Give back a single number, the count of lines containing the word "standalone".
+ + + + + + +
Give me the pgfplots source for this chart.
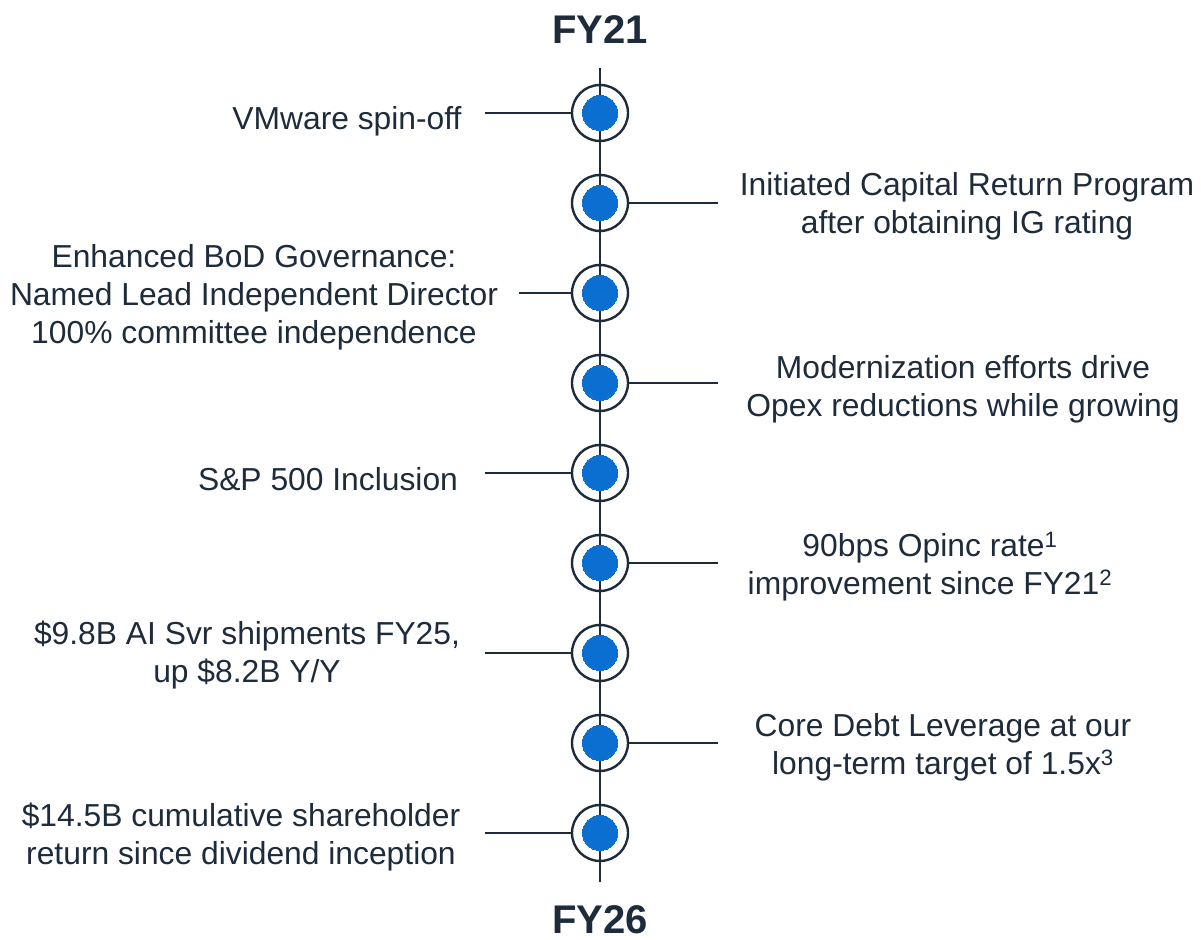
\documentclass[border=0pt]{standalone}
\usepackage{pgfplots}
\pgfplotsset{compat=1.18}
\usepackage{fontspec}
\setmainfont{Liberation Sans}
\definecolor{navy}{HTML}{1E2B3A}
\definecolor{dblue}{HTML}{0B6FD2}
\tikzset{lbl/.style={font=\fontsize{31.8bp}{38bp}\selectfont, text=navy, align=center, inner sep=0pt},
  ttl/.style={font=\fontsize{40bp}{44bp}\selectfont\bfseries, text=navy, inner sep=0pt}}
\begin{document}
\begin{tikzpicture}
\begin{axis}[
  scale only axis, width=1201bp, height=940bp,
  xmin=0, xmax=1201, ymin=0, ymax=940,
  axis lines=none, ticks=none, clip=false,
]
\path[draw=none] (rel axis cs:0,0) rectangle (rel axis cs:1,1);
% spine
\addplot[navy, line width=2bp, mark=none] coordinates {(600,872) (600,58)};
% connectors left
\addplot[navy, line width=1.6bp, mark=none] coordinates {(485,827) (572,827)};
\addplot[navy, line width=1.6bp, mark=none] coordinates {(519,647) (572,647)};
\addplot[navy, line width=1.6bp, mark=none] coordinates {(485,467) (572,467)};
\addplot[navy, line width=1.6bp, mark=none] coordinates {(485,287) (572,287)};
\addplot[navy, line width=1.6bp, mark=none] coordinates {(485,107) (572,107)};
% connectors right
\addplot[navy, line width=1.6bp, mark=none] coordinates {(628,737) (718,737)};
\addplot[navy, line width=1.6bp, mark=none] coordinates {(628,557) (718,557)};
\addplot[navy, line width=1.6bp, mark=none] coordinates {(628,377) (718,377)};
\addplot[navy, line width=1.6bp, mark=none] coordinates {(628,197) (718,197)};
% outer rings
\addplot[only marks, mark=o, mark size=28bp, mark options={draw=navy, fill=none, line width=2.4bp}]
  coordinates {(600,827) (600,737) (600,647) (600,557) (600,467) (600,377) (600,287) (600,197) (600,107)};
% inner dots
\addplot[only marks, mark=*, mark size=17.5bp, mark options={draw=dblue, line width=0pt, fill=dblue}]
  coordinates {(600,827) (600,737) (600,647) (600,557) (600,467) (600,377) (600,287) (600,197) (600,107)};
% titles
\node[ttl] at (axis cs:600,910) {FY21};
\node[ttl] at (axis cs:600,20) {FY26};
% left texts
\node[lbl] at (axis cs:347,819) {VMware spin-off};
\node[lbl] at (axis cs:254,643) {Enhanced BoD Governance:\\Named Lead Independent Director\\100\% committee independence};
\node[lbl] at (axis cs:328,461) {S\&P 500 Inclusion};
\node[lbl] at (axis cs:247,285) {\$9.8B AI Svr shipments FY25,\\up \$8.2B Y/Y};
\node[lbl] at (axis cs:241,103) {\$14.5B cumulative shareholder\\return since dividend inception};
% right texts
\node[lbl] at (axis cs:967,734) {Initiated Capital Return Program\\after obtaining IG rating};
\node[lbl] at (axis cs:963,551) {Modernization efforts drive\\Opex reductions while growing};
\node[lbl] at (axis cs:930,373) {90bps Opinc rate\textsuperscript{1}\\improvement since FY21\textsuperscript{2}};
\node[lbl] at (axis cs:943,193) {Core Debt Leverage at our\\long-term target of 1.5x\textsuperscript{3}};
\end{axis}
\end{tikzpicture}
\end{document}
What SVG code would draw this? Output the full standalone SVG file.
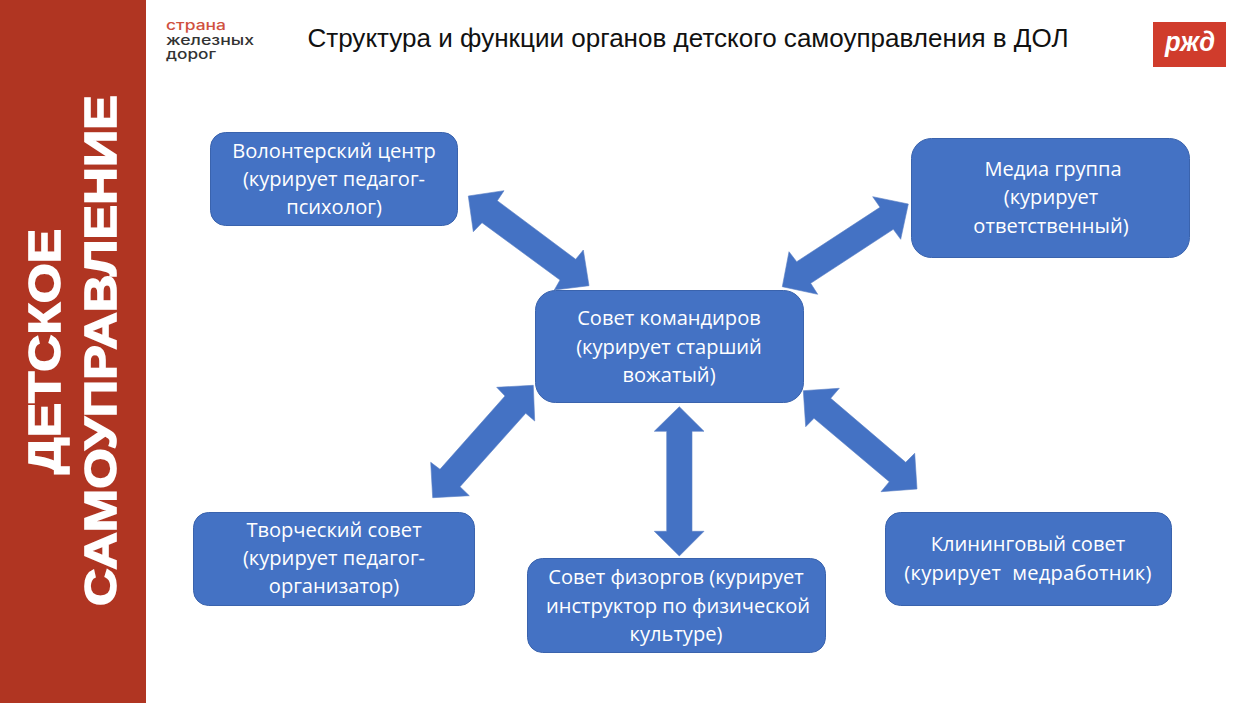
+ + + + + + +
(Task solution) 2